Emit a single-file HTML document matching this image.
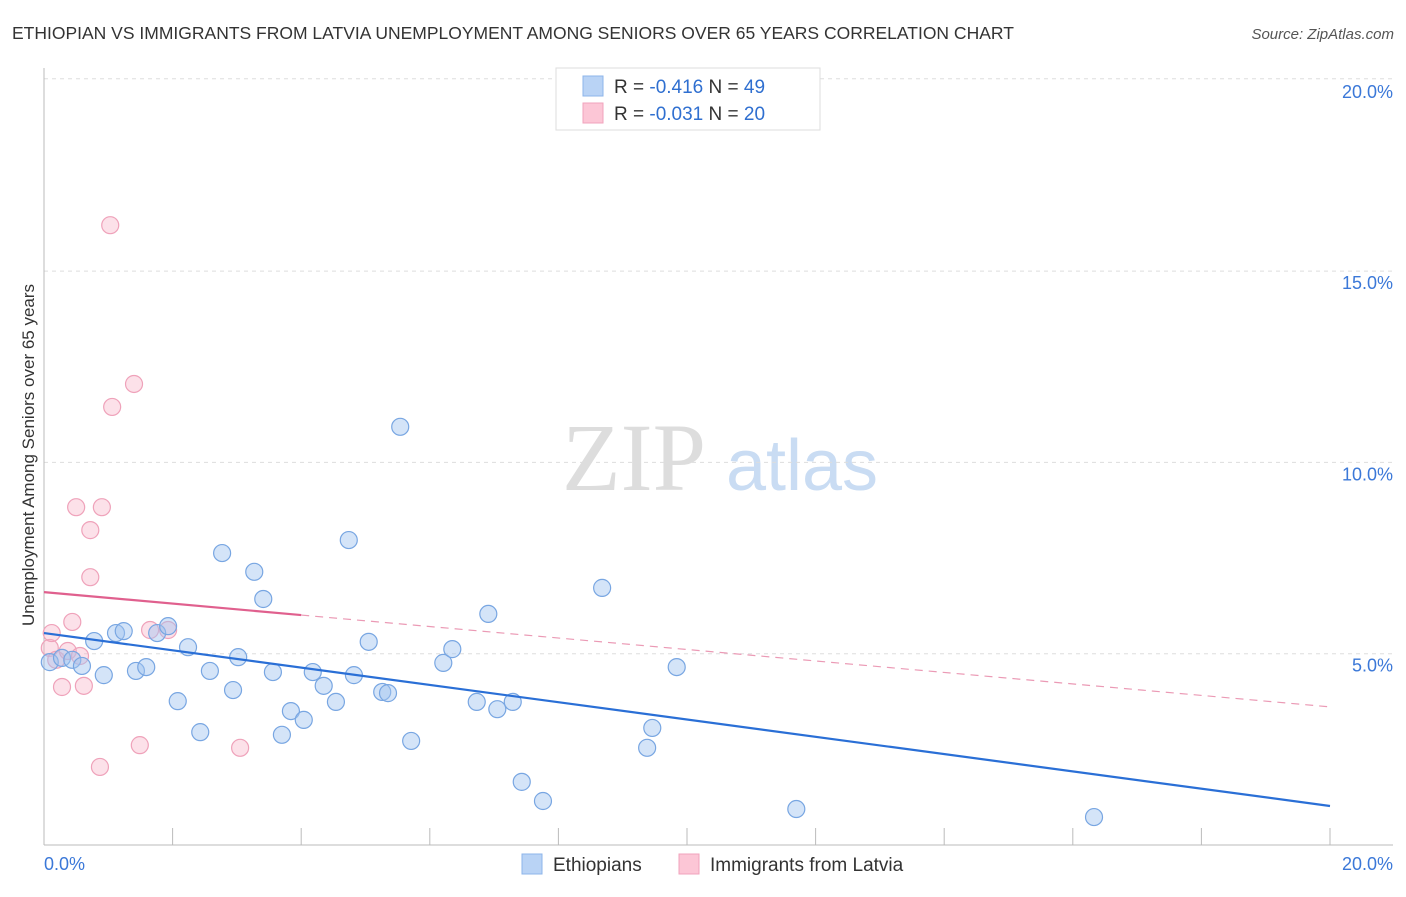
...
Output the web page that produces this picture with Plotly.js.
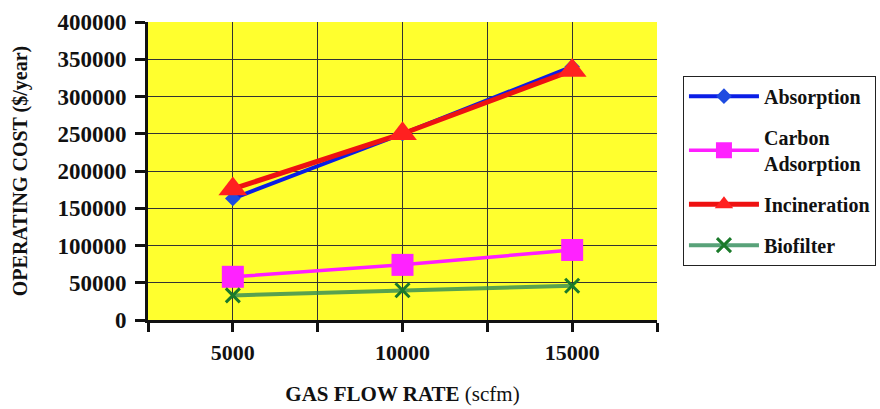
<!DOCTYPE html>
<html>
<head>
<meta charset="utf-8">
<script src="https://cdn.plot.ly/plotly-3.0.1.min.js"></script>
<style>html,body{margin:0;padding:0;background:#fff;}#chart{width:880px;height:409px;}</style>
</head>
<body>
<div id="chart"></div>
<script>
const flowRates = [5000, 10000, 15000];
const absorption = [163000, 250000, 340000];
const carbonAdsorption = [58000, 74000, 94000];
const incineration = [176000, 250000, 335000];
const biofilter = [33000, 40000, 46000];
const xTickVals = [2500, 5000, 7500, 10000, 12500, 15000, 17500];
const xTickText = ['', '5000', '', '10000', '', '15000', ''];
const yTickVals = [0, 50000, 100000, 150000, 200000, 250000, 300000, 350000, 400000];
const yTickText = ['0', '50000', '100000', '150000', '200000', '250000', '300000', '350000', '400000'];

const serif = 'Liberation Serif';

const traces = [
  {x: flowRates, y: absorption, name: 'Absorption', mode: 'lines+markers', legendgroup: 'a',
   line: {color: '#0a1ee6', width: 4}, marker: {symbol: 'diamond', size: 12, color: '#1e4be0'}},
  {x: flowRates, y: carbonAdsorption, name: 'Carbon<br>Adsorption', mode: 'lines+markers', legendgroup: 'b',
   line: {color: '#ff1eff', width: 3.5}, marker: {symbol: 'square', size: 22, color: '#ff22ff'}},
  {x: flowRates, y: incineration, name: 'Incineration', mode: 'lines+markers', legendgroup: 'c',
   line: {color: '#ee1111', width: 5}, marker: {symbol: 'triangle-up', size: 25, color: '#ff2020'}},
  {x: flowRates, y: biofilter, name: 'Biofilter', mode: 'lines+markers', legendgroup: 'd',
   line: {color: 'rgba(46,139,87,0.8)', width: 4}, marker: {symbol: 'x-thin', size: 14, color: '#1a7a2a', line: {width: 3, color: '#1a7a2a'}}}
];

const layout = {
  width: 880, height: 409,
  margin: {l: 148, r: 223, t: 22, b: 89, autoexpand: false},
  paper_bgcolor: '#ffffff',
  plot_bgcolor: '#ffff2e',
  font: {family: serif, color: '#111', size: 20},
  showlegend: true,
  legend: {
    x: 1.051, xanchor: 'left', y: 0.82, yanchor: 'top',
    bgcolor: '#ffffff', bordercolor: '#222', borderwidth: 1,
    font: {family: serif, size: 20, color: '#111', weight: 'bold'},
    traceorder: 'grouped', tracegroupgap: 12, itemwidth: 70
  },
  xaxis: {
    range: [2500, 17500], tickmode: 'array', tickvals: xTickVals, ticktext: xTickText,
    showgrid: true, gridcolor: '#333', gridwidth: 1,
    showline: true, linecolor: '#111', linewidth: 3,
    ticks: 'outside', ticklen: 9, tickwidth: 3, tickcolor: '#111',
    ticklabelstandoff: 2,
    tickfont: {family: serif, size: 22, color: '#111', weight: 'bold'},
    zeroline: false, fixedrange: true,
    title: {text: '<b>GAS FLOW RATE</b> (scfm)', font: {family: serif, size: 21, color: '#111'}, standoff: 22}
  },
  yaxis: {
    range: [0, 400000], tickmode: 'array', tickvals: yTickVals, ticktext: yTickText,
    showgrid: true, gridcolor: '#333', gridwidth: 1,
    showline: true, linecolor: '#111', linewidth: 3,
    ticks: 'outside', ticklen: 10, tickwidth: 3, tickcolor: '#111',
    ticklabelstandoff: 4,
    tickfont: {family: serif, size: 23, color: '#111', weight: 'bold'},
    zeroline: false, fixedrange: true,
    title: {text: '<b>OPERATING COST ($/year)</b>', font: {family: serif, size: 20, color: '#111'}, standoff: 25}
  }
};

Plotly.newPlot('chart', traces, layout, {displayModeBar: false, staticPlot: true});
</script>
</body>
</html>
---
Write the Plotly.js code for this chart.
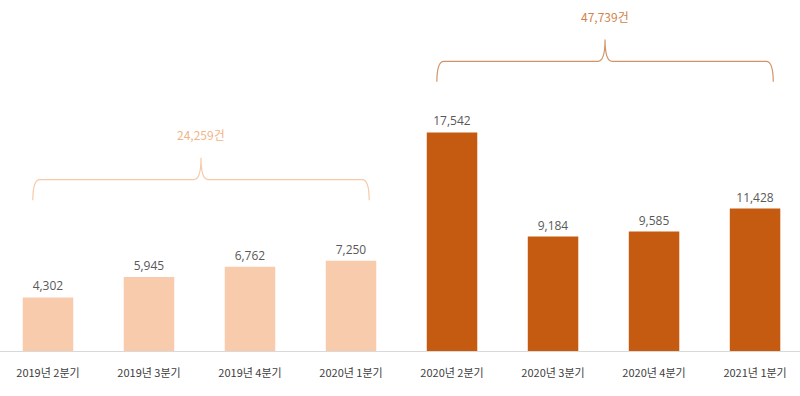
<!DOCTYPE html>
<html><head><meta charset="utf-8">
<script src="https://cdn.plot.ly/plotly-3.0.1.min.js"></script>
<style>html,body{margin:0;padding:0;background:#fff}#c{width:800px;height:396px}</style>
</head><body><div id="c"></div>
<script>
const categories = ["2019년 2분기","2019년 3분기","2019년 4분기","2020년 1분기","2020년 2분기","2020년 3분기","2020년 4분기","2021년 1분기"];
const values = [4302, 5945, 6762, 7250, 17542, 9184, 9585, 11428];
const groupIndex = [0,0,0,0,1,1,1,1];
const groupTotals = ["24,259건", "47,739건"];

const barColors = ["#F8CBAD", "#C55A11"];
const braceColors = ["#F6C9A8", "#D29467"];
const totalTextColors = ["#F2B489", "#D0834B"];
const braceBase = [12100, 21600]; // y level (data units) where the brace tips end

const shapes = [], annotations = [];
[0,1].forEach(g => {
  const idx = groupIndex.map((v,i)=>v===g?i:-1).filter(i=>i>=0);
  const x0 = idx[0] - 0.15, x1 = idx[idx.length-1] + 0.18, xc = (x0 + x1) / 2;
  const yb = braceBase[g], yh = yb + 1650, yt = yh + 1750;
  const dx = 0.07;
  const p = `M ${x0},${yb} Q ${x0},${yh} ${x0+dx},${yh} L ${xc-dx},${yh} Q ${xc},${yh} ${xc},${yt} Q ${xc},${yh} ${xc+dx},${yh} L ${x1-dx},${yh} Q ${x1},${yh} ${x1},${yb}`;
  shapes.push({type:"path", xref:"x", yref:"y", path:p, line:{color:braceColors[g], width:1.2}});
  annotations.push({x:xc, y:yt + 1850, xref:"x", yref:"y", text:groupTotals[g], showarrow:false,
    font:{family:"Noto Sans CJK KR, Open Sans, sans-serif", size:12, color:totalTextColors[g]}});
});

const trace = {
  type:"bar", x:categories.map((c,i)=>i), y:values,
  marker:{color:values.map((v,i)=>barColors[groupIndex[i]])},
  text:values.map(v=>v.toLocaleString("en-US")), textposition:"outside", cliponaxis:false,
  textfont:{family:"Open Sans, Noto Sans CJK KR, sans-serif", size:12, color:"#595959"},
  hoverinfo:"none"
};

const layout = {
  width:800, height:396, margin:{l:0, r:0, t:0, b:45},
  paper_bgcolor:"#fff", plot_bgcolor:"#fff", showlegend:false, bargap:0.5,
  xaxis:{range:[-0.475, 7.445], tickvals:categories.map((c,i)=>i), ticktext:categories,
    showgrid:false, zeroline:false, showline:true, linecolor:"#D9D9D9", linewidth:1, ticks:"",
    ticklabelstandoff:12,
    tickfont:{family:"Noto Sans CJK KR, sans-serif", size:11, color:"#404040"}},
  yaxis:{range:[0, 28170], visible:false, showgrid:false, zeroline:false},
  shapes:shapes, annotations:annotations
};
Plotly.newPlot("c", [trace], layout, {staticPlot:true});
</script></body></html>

Given task: Work out how many lines in the entries hold the string "chart". Your answer should consist solely of that number.

Result: 4